In 2025, Paul extended his content-to-commerce model into venture capital. His firm Anti Fund has now closed a dedicated $100 million growth fund, expanding his role as a startup investor beyond YouTube and boxing. Anti Fund pairs Paul's reach with Geoffrey Woo's technical background. Woo studied computer science at Stanford and sold an earlier startup to Groupon. The firm runs what it calls an extreme barbell strategy: small first checks into early-stage companies, with Paul's audience used as distribution and validation.

This is the logical extension of the ownership principle. Instead of taking a flat fee to promote a startup's product, Paul invests, then uses his content channels to drive user acquisition. The startup gets reach, Paul gets equity upside, and his audience gets introduced to products he has financial skin in. Whether this creates better outcomes for viewers or investors remains to be seen, but the structural logic is consistent with his broader playbook.

It is worth noting that in March 2023, Paul was among eight celebrities charged by the U.S. Securities and Exchange Commission with violating investor protection laws by promoting cryptocurrencies without disclosing that they had been sponsored to do so. He settled the charges for over $400,000 without admitting or denying the claims.

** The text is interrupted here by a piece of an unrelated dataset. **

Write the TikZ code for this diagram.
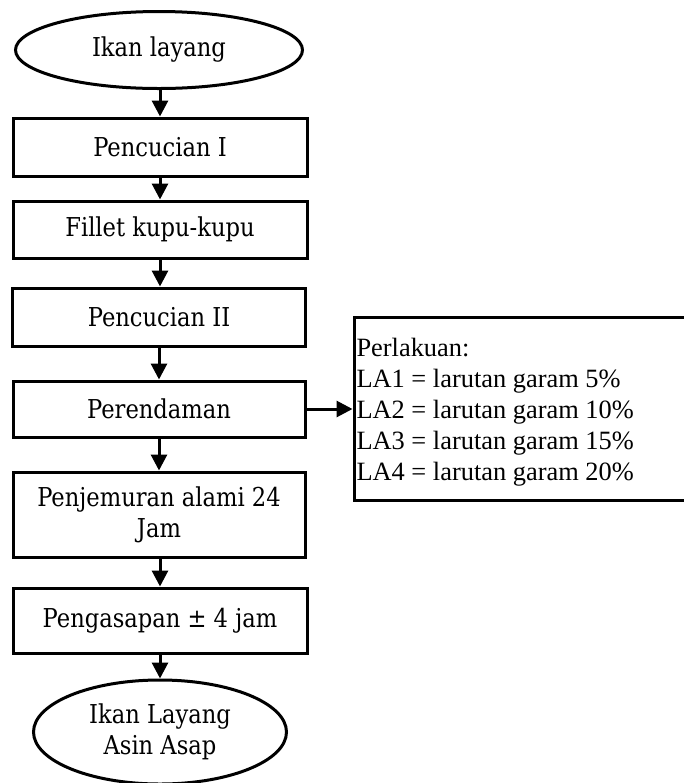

This is relevant context for understanding the disclosure and compliance risks in creator-led investing, though it does not change the operational mechanics of how he structures deals.

What EditorDuel Readers Can Take from This

The Jake Paul model is not replicable at his scale, but the principles are portable:

Treat content as the top of a funnel, not the product itself. If you are producing content to drive a business outcome (leads, sales, event attendance), structure your editorial calendar around conversion events. Paul does not post randomly. Every video in a fight cycle advances the narrative toward PPV purchase.

Own or co-own the thing you are promoting. If you are a business producing content to drive revenue, ask whether you are building equity in the outcome or just renting attention. Paul's boxing revenue comes from ownership, not sponsorship.

Use format variety to serve different audience segments. Highlight reels for reach, long-form for depth. One format pulls people in, the other keeps them invested. If your content strategy is all one format, you are likely leaving segments unserved.

Maintain continuity between conversion events. Paul does not disappear between fights. He keeps the story alive with training updates, press tour coverage, and confrontation clips. If your business has a launch cycle or event calendar, your content should bridge the gaps, not go dark.

The execution is loud, polarizing, and built for maximum attention. But the structure underneath is a clear example of how a creator can turn reach into a vertically integrated revenue engine by owning the assets they promote and using content as the distribution layer.